O primeiro é se se tratam de emissões de todos os gases de efeito estufa ou apenas de CO2. Este último é responsável por mais de três quartos do aquecimento global, mas as concentrações de metano – principalmente devido a vazamentos e à pecuária – estão aumentando.

A Nova Zelândia, por exemplo, optou por reter apenas o CO2 na ambição de ser neutra em carbono até 2050, enquanto um terço das suas emissões de metano provêm da pecuária.

Também é preciso ver as etapas. “Comprometer-se a reduzir as emissões até 2050 não significa necessariamente que vão agir a partir de agora para conter o aquecimento a 1,5°C”, diz Teresa Anderson, da ActionAid International.

O Reino Unido, que sediará uma cúpula virtual sobre o clima em 12 de dezembro, se comprometeu em reduzir suas emissões em 68% até 2030 (em comparação com níveis de 1990), algo que poucos países fizeram até agora.

No entanto, os cientistas são unânimes quanto à necessidade de se reduzir drasticamente as emissões de gases-estufa produzidas pelos humanos a curto prazo.

Segundo o painel de climatologistas da ONU, o IPCC, esta redução deve alcançar 45% até 2030 e 100% até 2050 para que os termômetros não passem de 1,5°C.

– Sumidouros de carbono –

Um terceiro fator a se levar em conta é o papel que desempenham os sumidouros naturais de carbono, como os oceanos, os solos e as florestas, assim como os artificiais.

A ideia mais popular entre as empresas, como as empresas petroleiras, as companhias aéreas e, mais recentemente, a gigante suíça da alimentação, Nestlé, é plantar bilhões de árvores.

Mas este método tem seus limites, pois requer enormes superfícies de terra que não podem mais ser usadas na agricultura.

Outra estratégia, a de armazenar no subsolo o CO2 emitido pelos biocombustíveis, tem as mesmas limitações, sem mencionar o risco de “utilizar a terra para compensar o carbono nos países do sul”, em detrimento das populações locais, advertiu Jesse Bragg, da ONG Corporate Accountability.

Já as tecnologias de captura e armazenamento de CO2 ainda estão engatinhando.

“Há muita incerteza sobre estes sumidouros de carbono, tanto naturais, quanto artificiais”, diz Kelly Levin.
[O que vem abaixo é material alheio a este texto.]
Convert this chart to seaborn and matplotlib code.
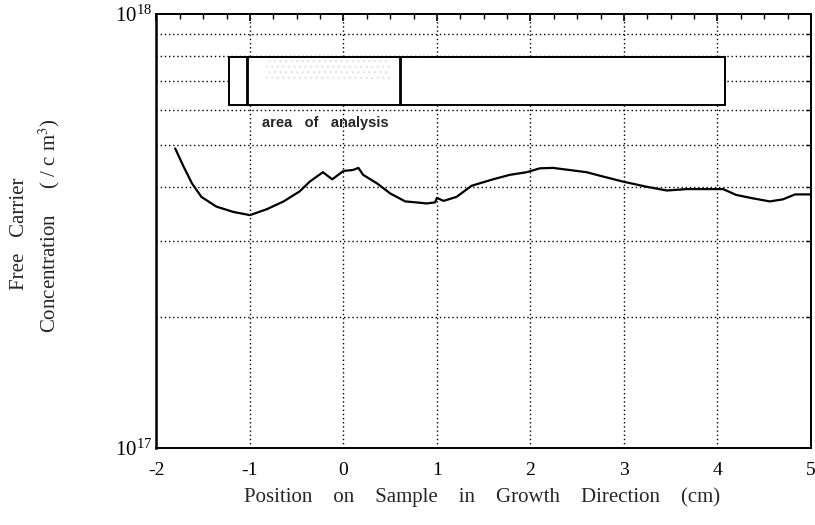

Isto não impede que as gigantes petroleiras Shell e BP baseiem suas promessas de alcançar a neutralidade de carbono nestes métodos controversos.

Ao contrário, “as emissões devem ser reduzidas ao máximo possível na fonte”, afirma Duncan McLaren, professor do Centro de Meio Ambiente da Universidade de Lancaster.

Uma quarta limitação é que muitos planos nacionais para a neutralidade de carbono incluem os setores da aviação e do transporte marítimo, que estão entre os dez maiores contaminantes do mundo.

“Não há diretrizes, nem princípios reconhecidos para estes planos, que portanto estão cheios de carências”, avalia Bragg. Isto poderia melhorar se for contabilizada a redução de CO2 separada da de outros gases de efeito estufa.

Mas, mesmo se todos os compromissos de neutralidade de carbono forem cumpridos, o desafio ainda será grande.

“Se todo mundo conseguir a neutralidade do carbono, só se estabilizará o nível dos gases de efeito estufa na atmosfera”, adverte Duncan McLaren. Não há certeza de que o aquecimento global se limitará abaixo dos 2°C e que seu impacto será menor.